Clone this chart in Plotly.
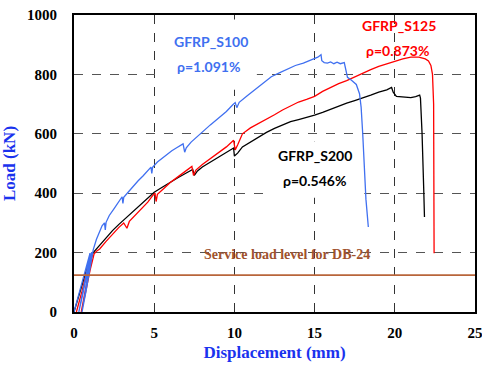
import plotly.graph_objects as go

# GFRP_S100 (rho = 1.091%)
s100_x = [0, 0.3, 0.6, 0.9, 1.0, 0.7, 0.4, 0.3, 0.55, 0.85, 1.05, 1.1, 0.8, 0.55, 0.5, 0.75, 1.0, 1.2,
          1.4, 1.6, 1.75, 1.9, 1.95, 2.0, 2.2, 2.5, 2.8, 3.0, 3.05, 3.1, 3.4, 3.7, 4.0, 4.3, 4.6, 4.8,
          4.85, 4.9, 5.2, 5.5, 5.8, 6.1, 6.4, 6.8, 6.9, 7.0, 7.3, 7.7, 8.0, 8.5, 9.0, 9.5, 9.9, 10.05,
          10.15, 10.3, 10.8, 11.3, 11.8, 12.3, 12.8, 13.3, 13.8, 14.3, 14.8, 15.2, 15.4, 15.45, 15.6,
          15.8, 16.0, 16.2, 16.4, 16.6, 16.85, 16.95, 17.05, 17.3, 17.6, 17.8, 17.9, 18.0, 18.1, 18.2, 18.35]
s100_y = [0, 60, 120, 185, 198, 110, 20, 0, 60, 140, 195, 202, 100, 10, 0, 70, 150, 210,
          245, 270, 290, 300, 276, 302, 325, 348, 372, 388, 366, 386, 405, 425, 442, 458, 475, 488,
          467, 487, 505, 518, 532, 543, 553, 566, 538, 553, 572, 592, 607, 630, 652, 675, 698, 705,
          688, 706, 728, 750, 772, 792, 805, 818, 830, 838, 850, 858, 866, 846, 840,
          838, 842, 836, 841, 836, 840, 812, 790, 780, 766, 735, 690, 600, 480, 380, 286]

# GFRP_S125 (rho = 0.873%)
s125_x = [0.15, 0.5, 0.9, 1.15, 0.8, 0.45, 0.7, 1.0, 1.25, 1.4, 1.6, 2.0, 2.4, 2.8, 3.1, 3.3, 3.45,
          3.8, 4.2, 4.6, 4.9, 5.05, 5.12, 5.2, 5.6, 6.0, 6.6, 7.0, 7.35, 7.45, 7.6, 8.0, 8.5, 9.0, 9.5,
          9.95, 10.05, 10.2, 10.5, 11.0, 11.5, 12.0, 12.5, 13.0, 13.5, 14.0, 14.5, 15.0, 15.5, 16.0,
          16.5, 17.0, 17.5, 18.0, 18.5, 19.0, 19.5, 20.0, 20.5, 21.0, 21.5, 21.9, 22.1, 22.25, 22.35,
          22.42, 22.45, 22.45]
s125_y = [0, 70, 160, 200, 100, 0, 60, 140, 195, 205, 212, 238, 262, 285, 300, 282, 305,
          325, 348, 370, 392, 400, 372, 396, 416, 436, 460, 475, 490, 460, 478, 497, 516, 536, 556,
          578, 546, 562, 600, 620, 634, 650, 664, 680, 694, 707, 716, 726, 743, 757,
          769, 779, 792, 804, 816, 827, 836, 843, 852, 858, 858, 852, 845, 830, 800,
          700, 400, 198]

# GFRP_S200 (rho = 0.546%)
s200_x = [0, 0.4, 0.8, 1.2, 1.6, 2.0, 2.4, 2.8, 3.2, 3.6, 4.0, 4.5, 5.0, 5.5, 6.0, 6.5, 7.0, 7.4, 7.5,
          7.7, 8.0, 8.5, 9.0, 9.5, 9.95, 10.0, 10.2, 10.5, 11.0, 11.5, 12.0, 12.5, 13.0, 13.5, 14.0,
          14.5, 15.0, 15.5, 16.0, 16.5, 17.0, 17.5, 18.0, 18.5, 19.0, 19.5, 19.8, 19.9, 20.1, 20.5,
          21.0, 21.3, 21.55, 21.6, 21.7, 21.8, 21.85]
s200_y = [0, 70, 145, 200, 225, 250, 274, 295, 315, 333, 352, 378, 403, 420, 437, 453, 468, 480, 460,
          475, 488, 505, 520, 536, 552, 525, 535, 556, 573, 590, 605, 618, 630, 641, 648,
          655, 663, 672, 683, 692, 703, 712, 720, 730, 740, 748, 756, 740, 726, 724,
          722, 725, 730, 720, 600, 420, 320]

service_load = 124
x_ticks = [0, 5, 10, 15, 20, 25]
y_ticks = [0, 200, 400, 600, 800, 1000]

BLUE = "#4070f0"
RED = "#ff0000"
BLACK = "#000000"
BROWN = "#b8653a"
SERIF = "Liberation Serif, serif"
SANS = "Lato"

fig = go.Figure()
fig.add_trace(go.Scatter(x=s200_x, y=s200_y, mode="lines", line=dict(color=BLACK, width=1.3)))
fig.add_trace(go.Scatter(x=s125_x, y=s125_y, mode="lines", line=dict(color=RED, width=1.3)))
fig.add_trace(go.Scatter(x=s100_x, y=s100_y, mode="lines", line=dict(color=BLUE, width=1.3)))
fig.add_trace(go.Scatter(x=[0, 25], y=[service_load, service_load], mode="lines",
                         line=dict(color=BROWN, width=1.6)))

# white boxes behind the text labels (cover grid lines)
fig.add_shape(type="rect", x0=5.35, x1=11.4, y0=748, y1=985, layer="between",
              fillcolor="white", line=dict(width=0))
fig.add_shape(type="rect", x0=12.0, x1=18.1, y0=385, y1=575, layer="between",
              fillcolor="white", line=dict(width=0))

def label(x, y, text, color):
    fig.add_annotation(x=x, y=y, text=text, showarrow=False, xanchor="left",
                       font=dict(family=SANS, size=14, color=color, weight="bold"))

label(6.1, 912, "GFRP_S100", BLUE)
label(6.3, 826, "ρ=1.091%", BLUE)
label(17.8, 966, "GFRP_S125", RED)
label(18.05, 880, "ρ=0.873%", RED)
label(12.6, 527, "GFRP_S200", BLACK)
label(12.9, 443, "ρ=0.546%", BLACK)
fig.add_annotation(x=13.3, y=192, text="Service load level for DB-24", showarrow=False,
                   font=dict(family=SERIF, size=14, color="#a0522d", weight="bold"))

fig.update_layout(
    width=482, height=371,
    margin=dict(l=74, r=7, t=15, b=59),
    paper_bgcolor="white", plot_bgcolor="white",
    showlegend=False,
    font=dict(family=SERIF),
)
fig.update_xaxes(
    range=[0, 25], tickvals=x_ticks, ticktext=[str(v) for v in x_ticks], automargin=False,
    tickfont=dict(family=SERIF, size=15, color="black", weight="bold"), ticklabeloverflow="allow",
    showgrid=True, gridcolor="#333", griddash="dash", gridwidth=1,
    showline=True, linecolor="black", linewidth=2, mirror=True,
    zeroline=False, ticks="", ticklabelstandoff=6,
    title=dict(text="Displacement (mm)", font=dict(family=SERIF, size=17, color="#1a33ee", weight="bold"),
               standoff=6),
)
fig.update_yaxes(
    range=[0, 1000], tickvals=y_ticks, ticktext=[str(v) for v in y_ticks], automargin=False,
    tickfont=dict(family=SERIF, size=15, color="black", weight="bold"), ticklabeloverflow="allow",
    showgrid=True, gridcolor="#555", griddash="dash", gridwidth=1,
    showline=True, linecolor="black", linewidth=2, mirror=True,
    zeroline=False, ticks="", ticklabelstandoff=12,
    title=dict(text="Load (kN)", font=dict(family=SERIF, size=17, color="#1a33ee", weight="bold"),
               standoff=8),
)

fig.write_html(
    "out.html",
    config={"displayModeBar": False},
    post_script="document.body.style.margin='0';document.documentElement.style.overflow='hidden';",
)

- - - - -

▶ _Exercise details_
Leave the pictures out and reproduce exactly the lines from the top of the listing above through the line with "import plotly.graph_objects as go".

▶ _Solution for this problem_
Clone this chart in Plotly.
import plotly.graph_objects as go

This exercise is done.